For him, his success has been a result of faith and belief in God as well as persistence and focus which he said most youths are lacking today as they are quick to jump from one thing to the other when they do not see massive results in months. He also hinted that his foresight may have been instrumental to his success.

Even when Kano state, his home state was a commercial hub and also housed the family business, he understood even then in 1977 that in years to come, Lagos would become the financial centre of the country, and he proceeded to act on that belief. He also did not let his background get into his head, but chose to map out his own path to greatness even when his siblings and relatives were content to relax in the comfort of the family wealth.

He recalled that despite his background, he only inherited a couple of buildings from his father and three Benz 911 (10 tonner) trucks from his grandfather. Also the grandfather had given him a loan of N500,000 to be paid up in two years without interest (according to the Islamic non-interest banking), and he had paid the loan off in 3 months. As expected, Dangote is a consummate risk taker, being well aware of the fact that the world of business is a battle field, where some are lost and some are won, and this has not stopped him from striking out alone, ready to win it all or lose it all.

He once opened a bank – liberty bank but had to close it down since it is against his religious beliefs against the conventional interest banking. This explains why he has come as far as 43rd richest man in the world, worth $12.8 billion US dollars, and expects to be worth about 80 billion US dollars by 2019 when he clocks 62, an age where most civil servants are warming up for retirement or just newly retired.

Despite his being dispossessed of the moribund petroleum refineries in Kano and Port-Harcourt, which he bought from the Obasanjo administration, the Yar’Adua administration which held that vital national assets cannot be sold to a few individuals who can hold the entire nation to ransom, he still has intentions of entering the lucrative oil and gas sector.

He is already constructing his own private refinery targeted at being the largest in the world, at the cost of 9 billion US dollars. No doubt, he is that man who is not afraid to eat a pregnant frog when he chooses to eat a frog at all. On the home front, he has been a serial monogamist, as he has never been married to more than one woman at a time, even though he has had four wives. Unexpectedly, he has fifteen daughters and no son, a situation which would have caused no small worries if he had hailed from another part of the country where the birth of male children is emphasized.

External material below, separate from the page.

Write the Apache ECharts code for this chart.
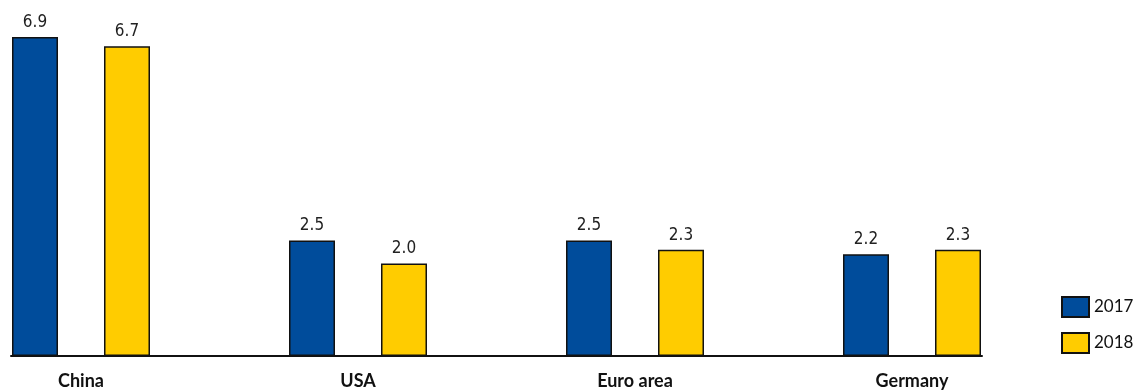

However, only the four children from his last wife are officially listed. He married his first wife in 1977 when he was just 20. She had been chosen for him by his parents and he later divorced her after which he married Mariya A. D. Muhammad Rufai, a senator’s daughter and former Bauchi state commissioner for women affairs. After divorcing her as well, he has also had two other marriages, one at a time. He had wanted to take Nafisat Yar A’dua, daughter of the late President Umar Musa Yar A’dua as his fourth wife in 2009 but she had declined as she was close friends with Halima Dangote, his daughter.

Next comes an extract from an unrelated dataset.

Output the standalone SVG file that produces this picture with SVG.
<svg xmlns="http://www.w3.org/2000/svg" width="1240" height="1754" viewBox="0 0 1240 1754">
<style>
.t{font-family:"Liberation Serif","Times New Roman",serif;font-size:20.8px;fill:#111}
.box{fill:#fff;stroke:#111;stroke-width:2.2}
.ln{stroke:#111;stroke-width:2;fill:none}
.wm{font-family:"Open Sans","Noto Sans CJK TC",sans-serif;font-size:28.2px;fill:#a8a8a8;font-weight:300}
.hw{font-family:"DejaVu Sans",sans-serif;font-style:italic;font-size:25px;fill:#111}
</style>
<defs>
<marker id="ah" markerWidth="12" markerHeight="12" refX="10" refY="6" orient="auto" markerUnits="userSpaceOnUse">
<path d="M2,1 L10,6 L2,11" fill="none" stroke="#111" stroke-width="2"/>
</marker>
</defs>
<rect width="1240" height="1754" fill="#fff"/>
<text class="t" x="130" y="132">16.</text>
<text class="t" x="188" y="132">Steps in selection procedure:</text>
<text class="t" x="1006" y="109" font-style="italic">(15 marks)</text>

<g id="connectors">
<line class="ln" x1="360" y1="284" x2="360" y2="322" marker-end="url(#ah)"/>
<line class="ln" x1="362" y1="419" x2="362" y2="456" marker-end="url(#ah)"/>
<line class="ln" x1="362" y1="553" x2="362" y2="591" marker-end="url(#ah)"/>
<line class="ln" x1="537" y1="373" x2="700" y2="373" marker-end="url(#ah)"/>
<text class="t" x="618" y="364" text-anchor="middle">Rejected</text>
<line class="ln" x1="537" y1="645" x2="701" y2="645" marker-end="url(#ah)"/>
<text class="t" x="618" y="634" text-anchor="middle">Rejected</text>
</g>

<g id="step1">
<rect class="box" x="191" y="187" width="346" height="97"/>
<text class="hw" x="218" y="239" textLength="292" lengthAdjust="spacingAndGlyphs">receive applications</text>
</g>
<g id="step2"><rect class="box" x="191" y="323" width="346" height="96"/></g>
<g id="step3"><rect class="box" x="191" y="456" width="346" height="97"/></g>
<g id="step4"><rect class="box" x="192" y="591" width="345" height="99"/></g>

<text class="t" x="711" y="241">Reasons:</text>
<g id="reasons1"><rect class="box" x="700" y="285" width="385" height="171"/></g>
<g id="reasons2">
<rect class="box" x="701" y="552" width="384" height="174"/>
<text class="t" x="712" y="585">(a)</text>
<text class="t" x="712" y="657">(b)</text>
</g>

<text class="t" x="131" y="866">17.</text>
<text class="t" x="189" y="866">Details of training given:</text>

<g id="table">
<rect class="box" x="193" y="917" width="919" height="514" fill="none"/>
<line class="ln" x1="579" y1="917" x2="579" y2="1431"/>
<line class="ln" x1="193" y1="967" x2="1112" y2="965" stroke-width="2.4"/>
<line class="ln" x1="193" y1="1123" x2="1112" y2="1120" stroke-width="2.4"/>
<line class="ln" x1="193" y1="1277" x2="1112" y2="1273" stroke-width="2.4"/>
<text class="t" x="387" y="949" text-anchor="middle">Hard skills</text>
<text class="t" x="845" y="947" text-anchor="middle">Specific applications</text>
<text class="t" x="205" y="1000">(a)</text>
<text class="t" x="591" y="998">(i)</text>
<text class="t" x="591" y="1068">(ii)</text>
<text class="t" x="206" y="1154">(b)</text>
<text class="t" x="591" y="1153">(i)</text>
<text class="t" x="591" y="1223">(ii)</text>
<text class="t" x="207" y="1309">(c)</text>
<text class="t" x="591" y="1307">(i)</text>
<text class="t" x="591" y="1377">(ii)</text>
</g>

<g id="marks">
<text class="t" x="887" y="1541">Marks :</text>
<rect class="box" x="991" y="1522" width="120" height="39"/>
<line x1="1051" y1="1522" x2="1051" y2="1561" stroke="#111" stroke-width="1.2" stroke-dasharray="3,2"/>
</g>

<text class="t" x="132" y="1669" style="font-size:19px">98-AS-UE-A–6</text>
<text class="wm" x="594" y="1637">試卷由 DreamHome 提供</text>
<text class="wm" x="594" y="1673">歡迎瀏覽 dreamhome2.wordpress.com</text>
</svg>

On the religious front, he is a devout Sunni Muslim and makes out time from his tight schedules to say his prayers and embark on holy pilgrimages repeatedly. His firm religious beliefs is the reason why he gives out personal loans without interests, and supports religious based institutions by regularly sponsoring individuals on pilgrimages. Additionally, cows are killed in his residences during the Sallah celebrations and shared for people to consume, and foods are supplied from his company to those fasting throughout the month of Ramadan.